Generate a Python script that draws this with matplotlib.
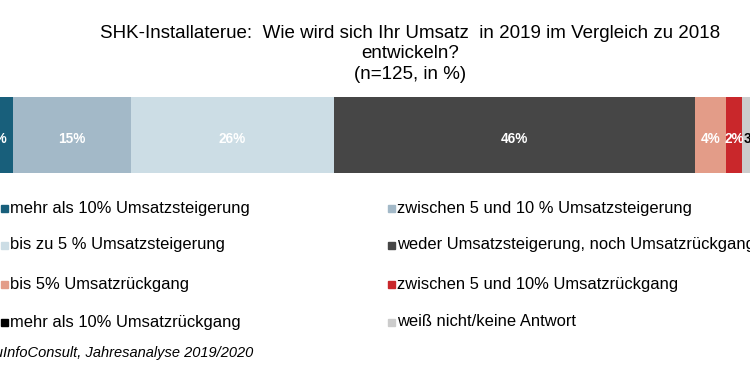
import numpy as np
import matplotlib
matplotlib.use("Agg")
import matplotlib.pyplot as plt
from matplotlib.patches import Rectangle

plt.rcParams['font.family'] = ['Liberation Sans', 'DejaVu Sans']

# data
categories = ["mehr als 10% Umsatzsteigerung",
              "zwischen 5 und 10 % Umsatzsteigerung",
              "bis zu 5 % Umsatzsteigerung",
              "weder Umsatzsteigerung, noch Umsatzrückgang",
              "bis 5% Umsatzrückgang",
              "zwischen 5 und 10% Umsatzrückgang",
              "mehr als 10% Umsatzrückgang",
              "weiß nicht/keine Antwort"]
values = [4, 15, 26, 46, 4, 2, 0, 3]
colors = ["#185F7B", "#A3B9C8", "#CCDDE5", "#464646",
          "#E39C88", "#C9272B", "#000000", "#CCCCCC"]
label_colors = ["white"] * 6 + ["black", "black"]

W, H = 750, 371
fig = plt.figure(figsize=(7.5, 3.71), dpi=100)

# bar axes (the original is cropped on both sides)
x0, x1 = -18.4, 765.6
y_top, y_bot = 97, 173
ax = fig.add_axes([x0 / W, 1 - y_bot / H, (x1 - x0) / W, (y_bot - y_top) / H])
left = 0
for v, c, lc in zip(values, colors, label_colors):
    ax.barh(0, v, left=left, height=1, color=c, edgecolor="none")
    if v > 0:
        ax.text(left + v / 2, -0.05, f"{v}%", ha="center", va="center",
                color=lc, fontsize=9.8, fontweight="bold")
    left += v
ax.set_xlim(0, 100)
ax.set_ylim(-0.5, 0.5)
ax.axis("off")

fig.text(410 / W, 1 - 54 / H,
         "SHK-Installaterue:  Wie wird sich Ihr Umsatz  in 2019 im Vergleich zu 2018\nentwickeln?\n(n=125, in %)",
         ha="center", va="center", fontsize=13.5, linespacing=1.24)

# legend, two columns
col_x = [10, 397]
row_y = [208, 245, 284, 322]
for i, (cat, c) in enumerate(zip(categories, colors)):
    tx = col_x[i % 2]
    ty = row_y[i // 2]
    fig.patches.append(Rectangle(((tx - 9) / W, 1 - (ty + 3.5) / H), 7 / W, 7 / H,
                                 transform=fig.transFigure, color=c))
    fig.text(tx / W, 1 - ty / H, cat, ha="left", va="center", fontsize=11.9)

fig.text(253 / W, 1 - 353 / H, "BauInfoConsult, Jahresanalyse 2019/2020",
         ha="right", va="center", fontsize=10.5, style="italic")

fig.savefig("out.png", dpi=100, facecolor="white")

━━━━━━━━

• _EXERCISE PROMPT_: Set the lines above down again, word for word, from the first through the one containing "plt.rcParams['font.family'] = ['Liberation"; pictures excluded.

• _TASK ANSWER_:
Generate a Python script that draws this with matplotlib.
import numpy as np
import matplotlib
matplotlib.use("Agg")
import matplotlib.pyplot as plt
from matplotlib.patches import Rectangle

plt.rcParams['font.family'] = ['Liberation Sans', 'DejaVu Sans']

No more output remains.